Starting at the first line of the entries, extract each line up to and including the one that contains "radius=62, y radius=254];", but leave out the pictures.

[EXTRACTED RECORDS]:
START

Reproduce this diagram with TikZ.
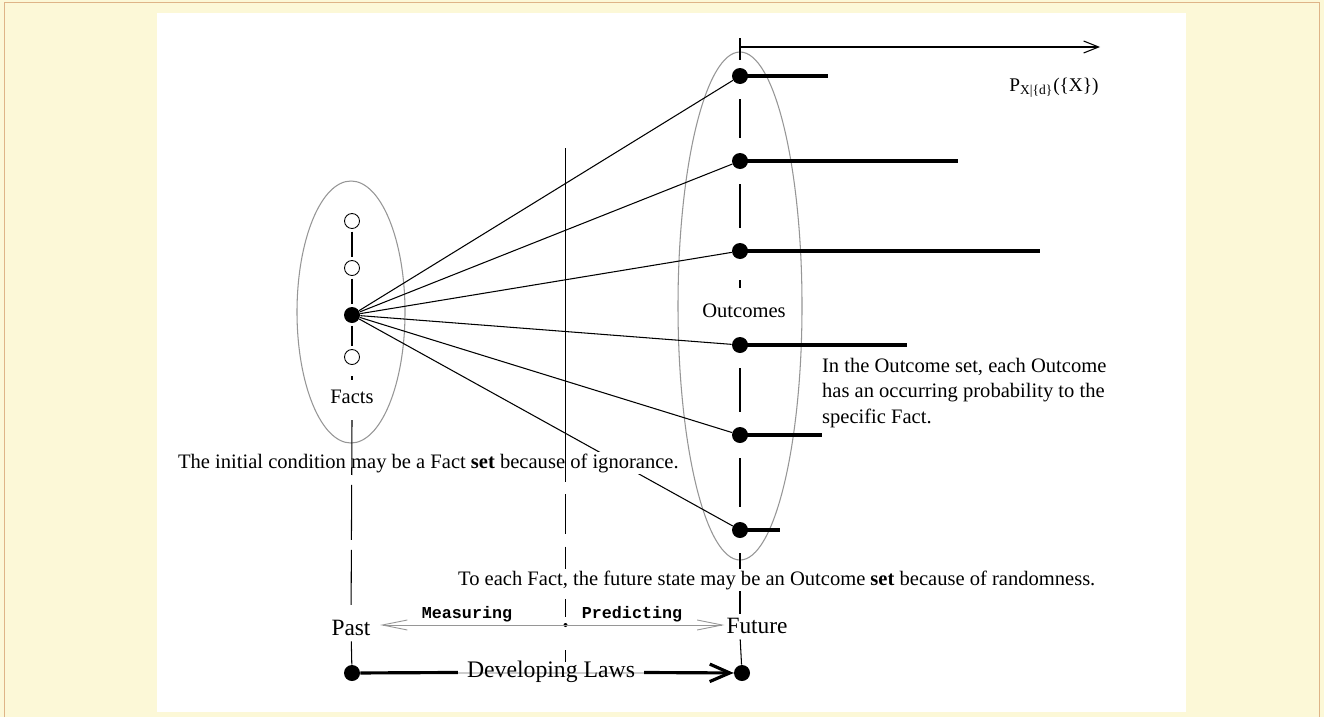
\documentclass[tikz,border=0pt]{standalone}
\usepackage{fontspec}
\setmainfont{Liberation Serif}
\newfontfamily\lawmono{Liberation Mono}
\usepackage{tikz}
\usetikzlibrary{arrows.meta,positioning}

\definecolor{pagecream}{RGB}{252,248,215}
\definecolor{frametan}{RGB}{222,180,135}
\definecolor{setgray}{RGB}{150,150,150}
\definecolor{lawgray}{RGB}{205,205,205}

\tikzset{
  fact/.style={circle, draw, fill=white, line width=0.5pt, inner sep=0pt, minimum size=0.3cm},
  bigdot/.style={circle, fill=black, inner sep=0pt, minimum size=0.32cm},
  tinydot/.style={circle, fill=black, inner sep=0pt, minimum size=0.08cm},
  setoval/.style={draw=setgray, line width=0.6pt},
  ray/.style={line width=0.6pt},
  bar/.style={line width=1.8pt},
  link/.style={line width=0.6pt, shorten <=1.5pt, shorten >=1.5pt},
  longdash/.style={line width=0.6pt, dash pattern=on 1.1cm off 0.2cm},
  middash/.style={line width=0.6pt, dash pattern=on 0.8cm off 0.25cm},
  txt/.style={font=\fontsize{11.7}{14}\selectfont, inner sep=1pt},
  bigtxt/.style={font=\fontsize{13.3}{15}\selectfont, inner sep=1pt},
  monotxt/.style={font=\lawmono\bfseries\fontsize{9.5}{11}\selectfont, inner sep=1pt},
  measure/.style={draw=setgray, line width=0.5pt,
    {Straight Barb[length=0.5cm,width=0.2cm]}-{Straight Barb[length=0.5cm,width=0.2cm]}},
  lawline/.style={line width=1.8pt},
}

\begin{document}
\begin{tikzpicture}[x=0.02cm, y=-0.02cm]
  % Page and frame
  \useasboundingbox (0,0) rectangle (1324,717);
  \fill[pagecream] (0,0) rectangle (1324,717);
  \draw[frametan, line width=0.8pt] (4.5,717) -- (4.5,2.5) -- (1319.5,2.5) -- (1319.5,717);
  \fill[white] (157,13) rectangle (1186,712);

  % Fact set and Outcome set
  \draw[setoval] (351,312) ellipse [x radius=54, y radius=131];
  \draw[setoval] (740,306) ellipse [x radius=62, y radius=254];

  % Probability axis
  \coordinate (axo) at (740,47);
  \coordinate (axend) at (1100,47);
  \coordinate (ticktop) at (740,38);
  \coordinate (tickbot) at (740,60);
  \draw[line width=0.6pt, -{Straight Barb[length=0.3cm,width=0.24cm]}] (axo) -- (axend);
  \draw[line width=0.6pt] (ticktop) -- (tickbot);
  \node[txt, font=\fontsize{11}{13}\selectfont] (prob) at (1054,88) {P\textsubscript{X|\{d\}}(\{X\})};

  % Facts
  \node[fact] (f1) at (352,221) {};
  \node[fact] (f2) at (352,268) {};
  \node[bigdot] (f3) at (352,315) {};
  \node[fact] (f4) at (352,357) {};
  \coordinate (f5a) at (352,376);
  \coordinate (f5b) at (352,380);
  \node[txt] (facts) at (352,397) {Facts};
  \draw[link] (f1) -- (f2);
  \draw[link] (f2) -- (f3);
  \draw[link] (f3) -- (f4);
  \draw[line width=0.6pt] (f5a) -- (f5b);

  % Outcomes, rays and probability bars
  \foreach \y/\xe [count=\i] in {76/828,161/958,251/1040,345/907,435/822,530/780}{
    \node[bigdot] (o\i) at (740,\y) {};
    \coordinate (b\i) at (\xe,\y);
    \draw[ray] (f3) -- (o\i);
    \draw[bar] (o\i.center) -- (b\i);
  }
  \node[txt] (outlabel) at (744,311) {Outcomes};
  \coordinate (od1) at (740,280);
  \coordinate (od2) at (740,288);
  \draw[line width=0.6pt] (od1) -- (od2);
  \foreach \i/\j in {1/2,2/3,4/5,5/6}
    \draw[link, shorten <=0.3cm, shorten >=0.3cm] (o\i) -- (o\j);

  \node[txt, anchor=north west, align=left, font=\fontsize{11.7}{14.5}\selectfont]
    (note) at (820,356) {In the Outcome set, each Outcome\\has an occurring probability to the\\specific Fact.};

  % Initial condition
  \node[txt, fill=white, anchor=west] (initial) at (176,463)
    {The initial condition may be a Fact \textbf{set} because of ignorance.};

  % Time line
  \node[bigtxt] (past) at (351,628) {Past};
  \node[bigtxt] (future) at (757,626) {Future};
  \node[bigdot] (pastdot) at (352,673) {};
  \node[bigdot] (futuredot) at (742,673) {};
  \node[tinydot] (mid) at (565.5,625) {};
  \coordinate (pasttop) at (352,420);
  \coordinate (midtop) at (565.5,148);
  \coordinate (midbreak) at (565.5,482);
  \coordinate (middash) at (565.5,494);
  \coordinate (midlowa) at (565.5,650);
  \coordinate (midlowb) at (565.5,662);

  \draw[longdash, shorten >=4pt] (pasttop) -- (past);
  \draw[line width=0.6pt, shorten <=2pt] (past) -- (pastdot);
  \draw[line width=0.5pt] (midtop) -- (midbreak);
  \draw[middash, line width=0.5pt, shorten >=3pt] (middash) -- (mid);
  \draw[line width=0.5pt] (midlowa) -- (midlowb);
  \draw[link, shorten <=0.3cm] (o6) -- (o6 |- future.north);
  \draw[line width=0.6pt, shorten <=2pt] (o6 |- future.south) -- (futuredot);

  \draw[measure, shorten <=0.15cm] (past.east |- mid) -- (future.west |- mid);
  \node[monotxt] (measuring) at (467,614) {Measuring};
  \node[monotxt] (predicting) at (632,614) {Predicting};

  % Developing laws
  \draw[lawgray, line width=1.5pt] (pastdot) -- (futuredot);
  \node[bigtxt, font=\fontsize{13.5}{15}\selectfont] (laws) at (551,672) {Developing Laws};
  \draw[lawline, shorten >=4pt] (pastdot) -- (laws);
  \draw[lawline, shorten <=4pt, -{Straight Barb[length=0.4cm,width=0.35cm]}] (laws) -- (futuredot);

  % Randomness
  \node[txt, fill=white, anchor=west] (random) at (456,580)
    {To each Fact, the future state may be an Outcome \textbf{set} because of randomness.};
\end{tikzpicture}
\end{document}
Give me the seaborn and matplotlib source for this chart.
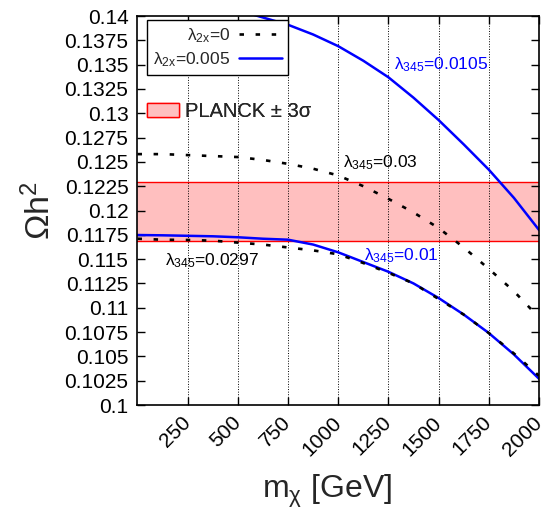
import matplotlib
matplotlib.use("Agg")
import matplotlib.pyplot as plt
import seaborn as sns
from matplotlib.lines import Line2D
from matplotlib.patches import Patch

# ---------------- data ----------------
m_chi = [0, 125, 250, 375, 500, 625, 750, 875, 1000, 1125, 1250, 1375,
         1500, 1625, 1750, 1875, 2000]

# lambda_2x = 0, lambda_345 = 0.03 (black dashed)
omega_l2x0_l345_0030 = [0.1258, 0.1258, 0.1257, 0.1256, 0.1255, 0.1252, 0.1248,
                        0.1243, 0.1236, 0.1225, 0.1212, 0.1198, 0.1182, 0.1162,
                        0.1140, 0.1117, 0.1090]
# lambda_2x = 0, lambda_345 = 0.0297 (black dashed)
omega_l2x0_l345_0297 = [0.1171, 0.1170, 0.11697, 0.1169, 0.1167, 0.1165, 0.1162,
                        0.1159, 0.1155, 0.1146, 0.1136, 0.1125, 0.1109, 0.1093,
                        0.1074, 0.1053, 0.1030]
# lambda_2x = 0.005, lambda_345 = 0.0105 (blue solid)
m_chi_hi = [500, 625, 750, 875, 1000, 1125, 1250, 1375, 1500, 1625, 1750, 1875, 2000]
omega_l2x5_l345_0105 = [0.1406, 0.13985, 0.1391, 0.1381, 0.1369, 0.1354, 0.1337,
                        0.1316, 0.1293, 0.1268, 0.1242, 0.1213, 0.1180]
# lambda_2x = 0.005, lambda_345 = 0.01 (blue solid)
omega_l2x5_l345_0100 = [0.11748, 0.11745, 0.1174, 0.11735, 0.11725, 0.1171, 0.1170,
                        0.1165, 0.1157, 0.1147, 0.1137, 0.1125, 0.1110, 0.1093,
                        0.1074, 0.1052, 0.1027]

planck_low = 0.1169
planck_high = 0.1229

x_ticks = [250, 500, 750, 1000, 1250, 1500, 1750, 2000]
y_ticks = [0.1, 0.1025, 0.105, 0.1075, 0.11, 0.1125, 0.115, 0.1175, 0.12,
           0.1225, 0.125, 0.1275, 0.13, 0.1325, 0.135, 0.1375, 0.14]
y_ticklabels = ["0.1", "0.1025", "0.105", "0.1075", "0.11", "0.1125", "0.115",
                "0.1175", "0.12", "0.1225", "0.125", "0.1275", "0.13", "0.1325",
                "0.135", "0.1375", "0.14"]

# ---------------- style ----------------
sns.set_style("ticks")
plt.rcParams["font.family"] = ["Liberation Sans", "DejaVu Sans"]
plt.rcParams["mathtext.fontset"] = "custom"
plt.rcParams["mathtext.rm"] = "Liberation Sans"
plt.rcParams["mathtext.it"] = "Liberation Sans:italic"
plt.rcParams["mathtext.bf"] = "Liberation Sans:bold"

BLUE = "#0000ff"
DASH = (0, (1.7, 4.4))

fig = plt.figure(figsize=(5.48, 5.09), dpi=100)
ax = fig.add_axes([0.2509, 0.2043, 0.7327, 0.7642])

# Planck band
ax.axhspan(planck_low, planck_high, facecolor="#ffbfbf", edgecolor="none", zorder=0.2)
ax.axhline(planck_low, color="red", lw=1.0, zorder=1.5)
ax.axhline(planck_high, color="red", lw=1.0, zorder=1.5)

# curves
sns.lineplot(x=m_chi, y=omega_l2x0_l345_0030, color="black", lw=1.9,
             linestyle=DASH, ax=ax, legend=False, zorder=3)
sns.lineplot(x=m_chi, y=omega_l2x0_l345_0297, color="black", lw=1.9,
             linestyle=DASH, ax=ax, legend=False, zorder=3)
sns.lineplot(x=m_chi_hi, y=omega_l2x5_l345_0105, color=BLUE, lw=1.8,
             ax=ax, legend=False, zorder=2.5)
sns.lineplot(x=m_chi, y=omega_l2x5_l345_0100, color=BLUE, lw=1.8,
             ax=ax, legend=False, zorder=2.5)

ax.set_xlim(0, 2000)
ax.set_ylim(0.1, 0.14)

# grid: vertical dotted lines only
ax.set_axisbelow(True)
ax.xaxis.grid(True, linestyle=":", color="black", lw=0.7)
ax.yaxis.grid(False)

ax.set_xticks(x_ticks)
ax.set_xticklabels([str(t) for t in x_ticks], rotation=45, ha="right",
                   va="center", rotation_mode="anchor")
ax.set_yticks(y_ticks)
ax.set_yticklabels(y_ticklabels)
ax.tick_params(axis="both", direction="in", length=6, width=1.0,
               top=True, right=True, labelsize=15, colors="black")
ax.tick_params(axis="y", pad=6.5)
ax.tick_params(axis="x", pad=10.5)
for s in ax.spines.values():
    s.set_linewidth(1.2)
    s.set_color("black")
    s.set_zorder(4)

ax.set_xlabel("m$_{\\mathregular{χ}}$ [GeV]", fontsize=23)
ax.set_ylabel("Ωh$^{\\mathregular{2}}$", fontsize=24.5)
ax.xaxis.set_label_coords(0.472, -0.175)
ax.yaxis.set_label_coords(-0.200, 0.5)

# annotations
ax.text(1277, 0.1350, "λ$_{\\mathregular{345}}$=0.0105", color=BLUE, fontsize=12.5,
        ha="left", va="center")
ax.text(1026, 0.1249, "λ$_{\\mathregular{345}}$=0.03", color="black", fontsize=12.5,
        ha="left", va="center")
ax.text(1128, 0.1154, "λ$_{\\mathregular{345}}$=0.01", color=BLUE, fontsize=12.5,
        ha="left", va="center")
ax.text(137, 0.1148, "λ$_{\\mathregular{345}}$=0.0297", color="black", fontsize=12.5,
        ha="left", va="center")

# legends
h0 = Line2D([], [], color="black", lw=1.9, linestyle=DASH)
h1 = Line2D([], [], color=BLUE, lw=1.8)
leg1 = ax.legend(handles=[h0, h1],
                 labels=["λ$_{\\mathregular{2x}}$=0", "λ$_{\\mathregular{2x}}$=0.005"],
                 loc="upper left", bbox_to_anchor=(0.024, 0.99), borderaxespad=0,
                 markerfirst=False, fancybox=False, edgecolor="black", framealpha=1,
                 fontsize=12.5, handlelength=2.5, handletextpad=0.5,
                 borderpad=0.35, labelspacing=0.3)
leg1.get_frame().set_linewidth(1.0)
ax.add_artist(leg1)

leg2 = ax.legend(handles=[Patch(facecolor="#ffbfbf", edgecolor="red", lw=1.0)],
                 labels=["PLANCK ± 3σ"], loc="upper left",
                 bbox_to_anchor=(0.0237, 0.779), borderaxespad=0, borderpad=0,
                 frameon=False, fontsize=14.5, handlelength=1.6, handleheight=0.65,
                 handletextpad=0.3)
ax.add_artist(leg2)

fig.savefig("out.png", dpi=100)
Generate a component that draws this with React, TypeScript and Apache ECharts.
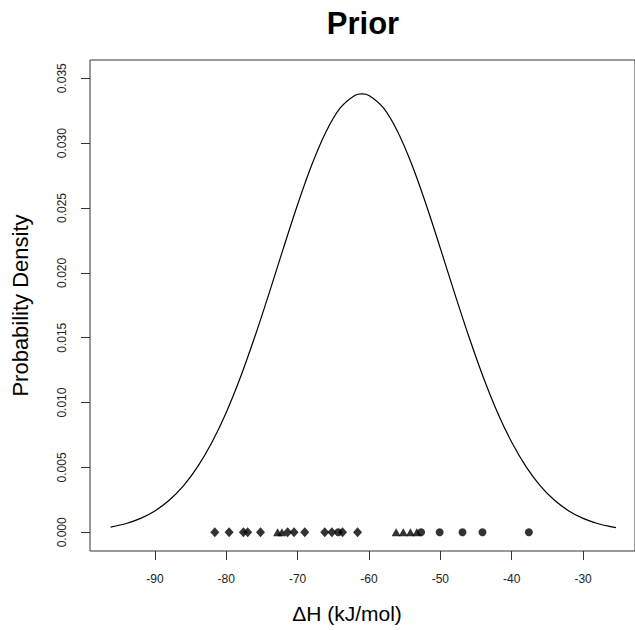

END

[ANSWER FOR THIS EXERCISE]:
Reproduce this diagram with TikZ.
\documentclass[tikz,border=0pt]{standalone}
\usepackage{fontspec}
\setmainfont{Liberation Serif}
\newfontfamily\lawmono{Liberation Mono}
\usepackage{tikz}
\usetikzlibrary{arrows.meta,positioning}

\definecolor{pagecream}{RGB}{252,248,215}
\definecolor{frametan}{RGB}{222,180,135}
\definecolor{setgray}{RGB}{150,150,150}
\definecolor{lawgray}{RGB}{205,205,205}

\tikzset{
  fact/.style={circle, draw, fill=white, line width=0.5pt, inner sep=0pt, minimum size=0.3cm},
  bigdot/.style={circle, fill=black, inner sep=0pt, minimum size=0.32cm},
  tinydot/.style={circle, fill=black, inner sep=0pt, minimum size=0.08cm},
  setoval/.style={draw=setgray, line width=0.6pt},
  ray/.style={line width=0.6pt},
  bar/.style={line width=1.8pt},
  link/.style={line width=0.6pt, shorten <=1.5pt, shorten >=1.5pt},
  longdash/.style={line width=0.6pt, dash pattern=on 1.1cm off 0.2cm},
  middash/.style={line width=0.6pt, dash pattern=on 0.8cm off 0.25cm},
  txt/.style={font=\fontsize{11.7}{14}\selectfont, inner sep=1pt},
  bigtxt/.style={font=\fontsize{13.3}{15}\selectfont, inner sep=1pt},
  monotxt/.style={font=\lawmono\bfseries\fontsize{9.5}{11}\selectfont, inner sep=1pt},
  measure/.style={draw=setgray, line width=0.5pt,
    {Straight Barb[length=0.5cm,width=0.2cm]}-{Straight Barb[length=0.5cm,width=0.2cm]}},
  lawline/.style={line width=1.8pt},
}

\begin{document}
\begin{tikzpicture}[x=0.02cm, y=-0.02cm]
  % Page and frame
  \useasboundingbox (0,0) rectangle (1324,717);
  \fill[pagecream] (0,0) rectangle (1324,717);
  \draw[frametan, line width=0.8pt] (4.5,717) -- (4.5,2.5) -- (1319.5,2.5) -- (1319.5,717);
  \fill[white] (157,13) rectangle (1186,712);

  % Fact set and Outcome set
  \draw[setoval] (351,312) ellipse [x radius=54, y radius=131];
  \draw[setoval] (740,306) ellipse [x radius=62, y radius=254];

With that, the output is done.